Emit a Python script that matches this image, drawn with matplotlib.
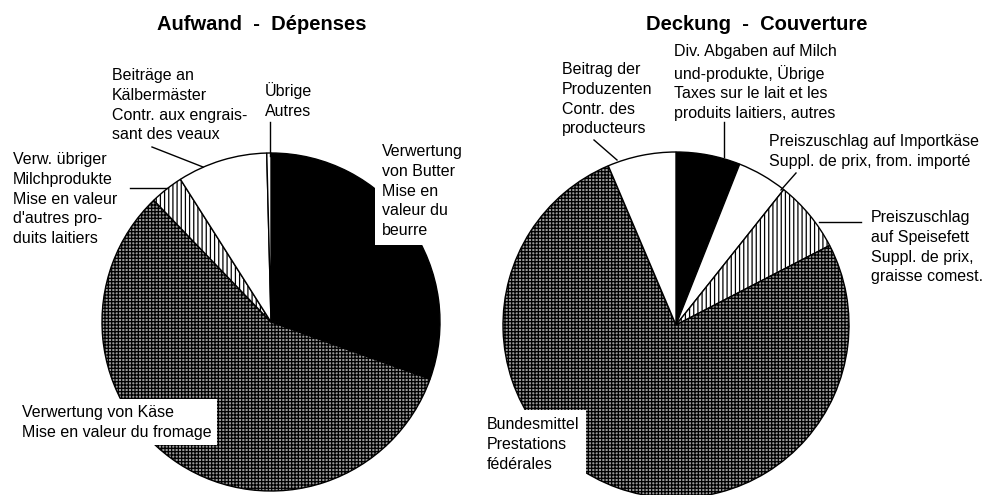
import matplotlib
matplotlib.use("Agg")
import matplotlib.pyplot as plt
from matplotlib.lines import Line2D

plt.rcParams['font.family'] = ['Liberation Sans', 'DejaVu Sans']
plt.rcParams['hatch.linewidth'] = 0.9

W, H = 988, 495

# Aufwand - Dépenses (shares in %, clockwise from 12 o'clock)
exp_labels = ["Verwertung von Butter", "Verwertung von Käse", "Verw. übriger Milchprodukte",
              "Beiträge an Kälbermäster", "Übrige"]
exp_values = [30.5, 57.3, 3.2, 8.6, 0.4]

# Deckung - Couverture
cov_labels = ["Div. Abgaben auf Milch", "Preiszuschlag auf Importkäse",
              "Preiszuschlag auf Speisefett", "Bundesmittel", "Beitrag der Produzenten"]
cov_values = [6.0, 4.7, 6.7, 76.2, 6.4]

exp_style = [('black', None), ('#9a9a9a', '+++++'), ('white', '||||'), ('white', None), ('white', None)]
cov_style = [('black', None), ('white', None), ('white', '||||'), ('#9a9a9a', '+++++'), ('white', None)]


def px(x, y):
    return x / W, 1 - y / H


def pie_axes(cx, cy, r):
    return fig.add_axes([(cx - r) / W, (H - cy - r) / H, 2 * r / W, 2 * r / H])


def draw_pie(ax, values, styles):
    wedges, _ = ax.pie(values, startangle=90, counterclock=False, radius=1,
                       wedgeprops=dict(edgecolor='black', linewidth=1.0))
    for w, (fc, hatch) in zip(wedges, styles):
        w.set_facecolor(fc)
        if hatch:
            w.set_hatch(hatch)
    ax.set_xlim(-1, 1)
    ax.set_ylim(-1, 1)
    ax.axis('off')


def label(x, y, s, box=None):
    kw = dict(ha='left', va='top', fontsize=11.5, linespacing=1.4)
    if box:
        kw['bbox'] = dict(facecolor='white', edgecolor='none', pad=box)
    fig.text(*px(x, y), s, **kw)


def leader(x0, y0, x1, y1):
    a = px(x0, y0)
    b = px(x1, y1)
    fig.add_artist(Line2D([a[0], b[0]], [a[1], b[1]], color='black', lw=1.0))


fig = plt.figure(figsize=(W / 100, H / 100), dpi=100)

ax1 = pie_axes(271, 322, 169)
draw_pie(ax1, exp_values, exp_style)
ax2 = pie_axes(676, 325, 173)
draw_pie(ax2, cov_values, cov_style)

fig.text(*px(262, 24), "Aufwand  -  Dépenses", ha='center', va='center',
         fontsize=14.5, fontweight='bold')
fig.text(*px(757, 24), "Deckung  -  Couverture", ha='center', va='center',
         fontsize=14.5, fontweight='bold')

label(112, 68, "Beiträge an\nKälbermäster\nContr. aux engrais-\nsant des veaux")
leader(152, 147, 203, 167)
label(265, 82, "Übrige\nAutres")
leader(270, 122, 270, 156)
label(382, 144, "Verwertung\nvon Butter\nMise en\nvaleur du\nbeurre", box=5)
label(13, 152, "Verw. übriger\nMilchprodukte\nMise en valeur\nd'autres pro-\nduits laitiers")
leader(130, 188, 167, 188)
label(22, 405, "Verwertung von Käse\nMise en valeur du fromage", box=4)

label(562, 62, "Beitrag der\nProduzenten\nContr. des\nproducteurs")
leader(594, 140, 617, 160)
label(674, 44, "Div. Abgaben auf Milch\nund-produkte, Übrige\nTaxes sur le lait et les\nproduits laitiers, autres")
leader(724, 122, 724, 157)
label(769, 134, "Preiszuschlag auf Importkäse\nSuppl. de prix, from. importé")
leader(796, 173, 781, 190)
label(871, 210, "Preiszuschlag\nauf Speisefett\nSuppl. de prix,\ngraisse comest.")
leader(819, 222, 861, 222)
label(487, 417, "Bundesmittel\nPrestations\nfédérales", box=5)

fig.savefig("out.png", dpi=100)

## AIM OF THE TASK
Return the material exactly as given, apart from the pictures.

## FULL ANSWER
Emit a Python script that matches this image, drawn with matplotlib.
import matplotlib
matplotlib.use("Agg")
import matplotlib.pyplot as plt
from matplotlib.lines import Line2D

plt.rcParams['font.family'] = ['Liberation Sans', 'DejaVu Sans']
plt.rcParams['hatch.linewidth'] = 0.9

W, H = 988, 495

# Aufwand - Dépenses (shares in %, clockwise from 12 o'clock)
exp_labels = ["Verwertung von Butter", "Verwertung von Käse", "Verw. übriger Milchprodukte",
              "Beiträge an Kälbermäster", "Übrige"]
exp_values = [30.5, 57.3, 3.2, 8.6, 0.4]

# Deckung - Couverture
cov_labels = ["Div. Abgaben auf Milch", "Preiszuschlag auf Importkäse",
              "Preiszuschlag auf Speisefett", "Bundesmittel", "Beitrag der Produzenten"]
cov_values = [6.0, 4.7, 6.7, 76.2, 6.4]

exp_style = [('black', None), ('#9a9a9a', '+++++'), ('white', '||||'), ('white', None), ('white', None)]
cov_style = [('black', None), ('white', None), ('white', '||||'), ('#9a9a9a', '+++++'), ('white', None)]


def px(x, y):
    return x / W, 1 - y / H


def pie_axes(cx, cy, r):
    return fig.add_axes([(cx - r) / W, (H - cy - r) / H, 2 * r / W, 2 * r / H])


def draw_pie(ax, values, styles):
    wedges, _ = ax.pie(values, startangle=90, counterclock=False, radius=1,
                       wedgeprops=dict(edgecolor='black', linewidth=1.0))
    for w, (fc, hatch) in zip(wedges, styles):
        w.set_facecolor(fc)
        if hatch:
            w.set_hatch(hatch)
    ax.set_xlim(-1, 1)
    ax.set_ylim(-1, 1)
    ax.axis('off')


def label(x, y, s, box=None):
    kw = dict(ha='left', va='top', fontsize=11.5, linespacing=1.4)
    if box:
        kw['bbox'] = dict(facecolor='white', edgecolor='none', pad=box)
    fig.text(*px(x, y), s, **kw)


def leader(x0, y0, x1, y1):
    a = px(x0, y0)
    b = px(x1, y1)
    fig.add_artist(Line2D([a[0], b[0]], [a[1], b[1]], color='black', lw=1.0))


fig = plt.figure(figsize=(W / 100, H / 100), dpi=100)

ax1 = pie_axes(271, 322, 169)
draw_pie(ax1, exp_values, exp_style)
ax2 = pie_axes(676, 325, 173)
draw_pie(ax2, cov_values, cov_style)

fig.text(*px(262, 24), "Aufwand  -  Dépenses", ha='center', va='center',
         fontsize=14.5, fontweight='bold')
fig.text(*px(757, 24), "Deckung  -  Couverture", ha='center', va='center',
         fontsize=14.5, fontweight='bold')

label(112, 68, "Beiträge an\nKälbermäster\nContr. aux engrais-\nsant des veaux")
leader(152, 147, 203, 167)
label(265, 82, "Übrige\nAutres")
leader(270, 122, 270, 156)
label(382, 144, "Verwertung\nvon Butter\nMise en\nvaleur du\nbeurre", box=5)
label(13, 152, "Verw. übriger\nMilchprodukte\nMise en valeur\nd'autres pro-\nduits laitiers")
leader(130, 188, 167, 188)
label(22, 405, "Verwertung von Käse\nMise en valeur du fromage", box=4)

label(562, 62, "Beitrag der\nProduzenten\nContr. des\nproducteurs")
leader(594, 140, 617, 160)
label(674, 44, "Div. Abgaben auf Milch\nund-produkte, Übrige\nTaxes sur le lait et les\nproduits laitiers, autres")
leader(724, 122, 724, 157)
label(769, 134, "Preiszuschlag auf Importkäse\nSuppl. de prix, from. importé")
leader(796, 173, 781, 190)
label(871, 210, "Preiszuschlag\nauf Speisefett\nSuppl. de prix,\ngraisse comest.")
leader(819, 222, 861, 222)
label(487, 417, "Bundesmittel\nPrestations\nfédérales", box=5)

fig.savefig("out.png", dpi=100)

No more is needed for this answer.